------ Excerpted records
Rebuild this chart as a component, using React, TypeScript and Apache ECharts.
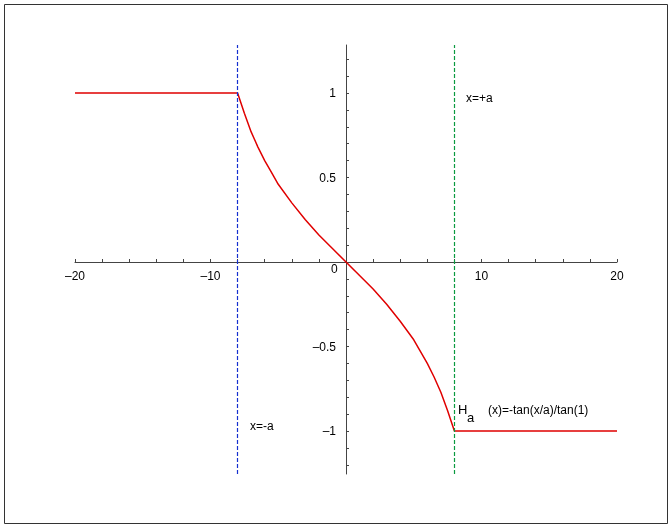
import * as echarts from "echarts";
import { useEffect, useRef } from "react";

// H_a(x), a = 8
const xs = [-20, -8, -7.5, -7, -6.5, -6, -5.5, -5, -4, -3, -2, -1, 0, 1, 2, 3, 4, 5, 5.5, 6, 6.5, 7, 7.5, 8, 20];
const ys = [1, 1, 0.88, 0.77, 0.68, 0.6, 0.53, 0.46, 0.35, 0.25, 0.16, 0.08, 0, -0.08, -0.16, -0.25, -0.35, -0.46, -0.53, -0.6, -0.68, -0.77, -0.88, -1, -1];
const xLabels = [-20, -10, 10, 20];
const yLabels = [-1, -0.5, 0.5, 1];
const xTicks = [-20, -18, -16, -14, -12, -10, -8, -6, -4, -2, 2, 4, 6, 8, 10, 12, 14, 16, 18, 20];
const yTicks = [-1.2, -1.1, -1, -0.9, -0.8, -0.7, -0.6, -0.5, -0.4, -0.3, -0.2, -0.1, 0.1, 0.2, 0.3, 0.4, 0.5, 0.6, 0.7, 0.8, 0.9, 1, 1.1, 1.2];

const dash = (v: number) => String(v).replace("-", "\u2013");

export default function App() {
	const chartRef = useRef<HTMLDivElement>(null);

	useEffect(() => {
		if (!chartRef.current) return;
		const chart = echarts.init(chartRef.current, null, { renderer: "svg" });
		const txt = { fontFamily: "Liberation Sans, Arial", fontSize: 12, color: "#000" };
		const font = "12px Liberation Sans, Arial";
		chart.setOption({
			animation: false,
			grid: { left: 75, right: 55, top: 45, bottom: 55 },
			xAxis: {
				type: "value",
				min: -20,
				max: 20,
				offset: -212,
				axisLine: { onZero: false, lineStyle: { color: "#444" } },
				axisTick: { customValues: xTicks, length: 3, inside: true, lineStyle: { color: "#444" } },
				axisLabel: { customValues: xLabels, formatter: dash, ...txt, margin: 8 },
				splitLine: { show: false },
			},
			yAxis: {
				type: "value",
				min: -1.254,
				max: 1.284,
				offset: -271,
				axisLine: { show: true, onZero: false, lineStyle: { color: "#444" } },
				axisTick: { customValues: yTicks, length: 3, inside: true, lineStyle: { color: "#444" } },
				axisLabel: { customValues: yLabels, formatter: dash, ...txt, margin: 10 },
				splitLine: { show: false },
			},
			graphic: [
				{ type: "rect", shape: { x: 4.5, y: 4.5, width: 663, height: 519 }, style: { fill: "none", stroke: "#333", lineWidth: 1 } },
				{ type: "text", left: 331, top: 263, style: { text: "0", font, fill: "#000" } },
				{ type: "text", left: 466, top: 92, style: { text: "x=+a", font, fill: "#000" } },
				{ type: "text", left: 250, top: 420, style: { text: "x=-a", font, fill: "#000" } },
				{ type: "text", left: 458, top: 403, style: { text: "H", font: "13px Liberation Sans, Arial", fill: "#000" } },
				{ type: "text", left: 467, top: 411, style: { text: "a", font: "13px Liberation Sans, Arial", fill: "#000" } },
				{ type: "text", left: 488, top: 404, style: { text: "(x)=-tan(x/a)/tan(1)", font, fill: "#000" } },
			],
			series: [
				{
					type: "line",
					data: xs.map((x, i) => [x, ys[i]]),
					showSymbol: false,
					lineStyle: { color: "#e00000", width: 1.5 },
					markLine: {
						symbol: "none",
						silent: true,
						label: { show: false },
						data: [
							{ xAxis: -8, lineStyle: { color: "#1530d0", type: [4, 2], width: 1.2 } },
							{ xAxis: 8, lineStyle: { color: "#0a9a40", type: [4, 2], width: 1.2 } },
						],
					},
				},
			],
		});
		return () => chart.dispose();
	}, []);

	return <div ref={chartRef} style={{ position: "fixed", left: 0, top: 0, width: 672, height: 529 }} />;
}
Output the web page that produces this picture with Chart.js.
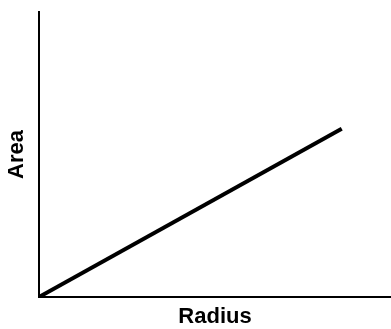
<!DOCTYPE html>
<html>
<head>
<meta charset="utf-8">
<script src="https://cdn.jsdelivr.net/npm/chart.js@4"></script>
<style>
html,body{margin:0;padding:0;background:#fff;}
#wrap{width:391px;height:329px;position:relative;}
</style>
</head>
<body>
<div id="wrap"><canvas id="c" width="391" height="329"></canvas></div>
<script>
const radius = [0, 8.6];
const area = [0, 5.9];
const xTitle = 'Radius';
const yTitle = 'Area';
const xMax = 10;
const yMax = 10;

const fontFamily = '"Liberation Sans", Arial, Helvetica, sans-serif';

new Chart(document.getElementById('c'), {
  type: 'line',
  data: {
    datasets: [{
      data: radius.map((r, i) => ({x: r, y: area[i]})),
      borderColor: '#000',
      borderWidth: 4,
      pointRadius: 0,
      tension: 0,
      fill: false
    }]
  },
  options: {
    responsive: false,
    animation: false,
    devicePixelRatio: 1,
    layout: {padding: {top: 12, right: 0, left: 0, bottom: 0}},
    plugins: {legend: {display: false}, tooltip: {enabled: false}},
    scales: {
      x: {
        type: 'linear', min: 0, max: xMax,
        grid: {display: false},
        ticks: {display: false},
        border: {display: true, color: '#000', width: 2},
        title: {display: true, text: xTitle, color: '#000',
          font: {family: fontFamily, size: 22, weight: 'bold', lineHeight: 1.1},
          padding: {top: 0, bottom: 0}},
        afterFit: s => { s.height = 32; }
      },
      y: {
        type: 'linear', min: 0, max: yMax,
        grid: {display: false},
        ticks: {display: false},
        border: {display: true, color: '#000', width: 2},
        title: {display: true, text: yTitle, color: '#000',
          font: {family: fontFamily, size: 22, weight: 'bold', lineHeight: 1.1},
          padding: {top: 5, bottom: 0}},
        afterFit: s => { s.width = 39; }
      }
    }
  }
});
</script>
</body>
</html>
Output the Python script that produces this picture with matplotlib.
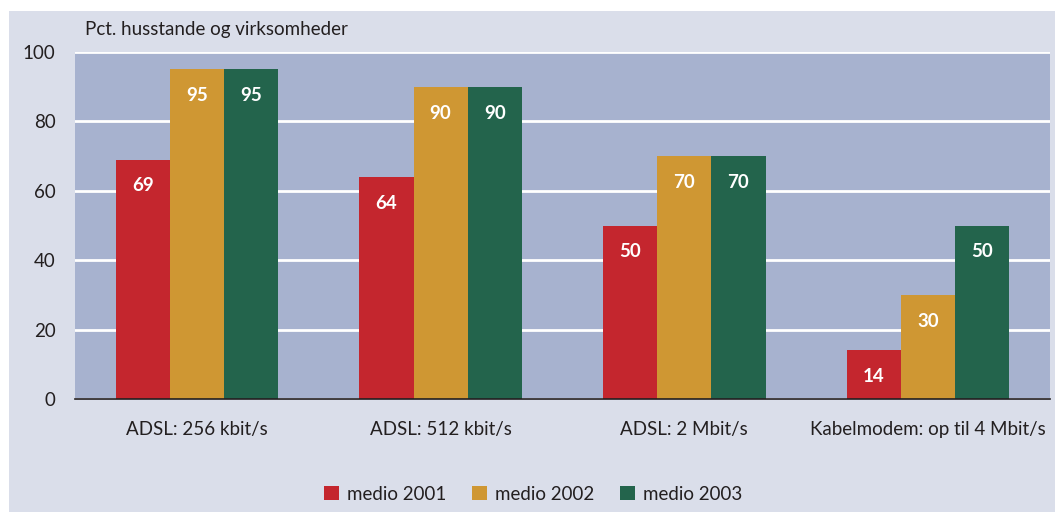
import matplotlib
matplotlib.use("Agg")
import matplotlib.pyplot as plt
from matplotlib.patches import Rectangle
import numpy as np

categories = ["ADSL: 256 kbit/s", "ADSL: 512 kbit/s", "ADSL: 2 Mbit/s",
              "Kabelmodem: op til 4 Mbit/s"]
series_names = ["medio 2001", "medio 2002", "medio 2003"]
medio_2001 = [69, 64, 50, 14]
medio_2002 = [95, 90, 70, 30]
medio_2003 = [95, 90, 70, 50]
colors = ["#c4262e", "#cf9733", "#23644c"]
yticks = [0, 20, 40, 60, 80, 100]

plt.rcParams["font.family"] = ["Lato", "DejaVu Sans"]
txt = "#231f20"

fig = plt.figure(figsize=(10.55, 5.12), dpi=100)
fig.patch.set_facecolor("white")
# outer lavender panel
fig.patches.append(Rectangle((9 / 1055, 0), 1, 1 - 11 / 512, transform=fig.transFigure,
                             facecolor="#dadeea", edgecolor="none", zorder=-1))

ax = fig.add_axes([75 / 1055, 1 - 399 / 512, (1050 - 75) / 1055, (399 - 52) / 512])
ax.set_zorder(2)
ax.set_facecolor("#a7b2cf")

x = np.arange(len(categories))
w = 0.222
for i, (vals, name) in enumerate(zip([medio_2001, medio_2002, medio_2003], series_names)):
    bars = ax.bar(x + (i - 1) * w, vals, w, color=colors[i], label=name, zorder=3)
    for b, v in zip(bars, vals):
        ax.annotate(str(v), (b.get_x() + b.get_width() / 2, v), xytext=(0, -19),
                    textcoords="offset points", ha="center", va="center",
                    color="white", fontsize=13.5, fontweight="bold", zorder=4)

ax.set_xlim(-0.5, 3.5)
ax.set_ylim(0, 100)
ax.set_yticks(yticks)
ax.yaxis.grid(True, color="white", linewidth=2)
ax.set_axisbelow(True)
for s in ["top", "right", "left"]:
    ax.spines[s].set_visible(False)
ax.spines["bottom"].set_color("#231f20")
ax.spines["bottom"].set_linewidth(1.2)
ax.spines["bottom"].set_zorder(5)
ax.tick_params(axis="y", length=0, pad=14, labelsize=13.5, labelcolor=txt)
ax.tick_params(axis="x", length=0, pad=16, labelsize=13.5, labelcolor=txt)
ax.set_xticks(x)
ax.set_xticklabels(categories)

fig.text(85 / 1055, 1 - 30 / 512, "Pct. husstande og virksomheder", fontsize=13.5,
         color=txt, va="center", ha="left")

leg = fig.legend(loc="center", bbox_to_anchor=(533 / 1055, 1 - 494 / 512), ncol=3,
                 frameon=False, fontsize=13.5, handlelength=0.8, handleheight=0.8,
                 handletextpad=0.4, columnspacing=1.4, labelcolor=txt)

fig.savefig("out.png", dpi=100)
------------
**What is needed**
Everything above from the line with "Output the Python" through the line with "import numpy as np" should be retyped exactly, and nothing else; omit pictures.

**Worked solution**
Output the Python script that produces this picture with matplotlib.
import matplotlib
matplotlib.use("Agg")
import matplotlib.pyplot as plt
from matplotlib.patches import Rectangle
import numpy as np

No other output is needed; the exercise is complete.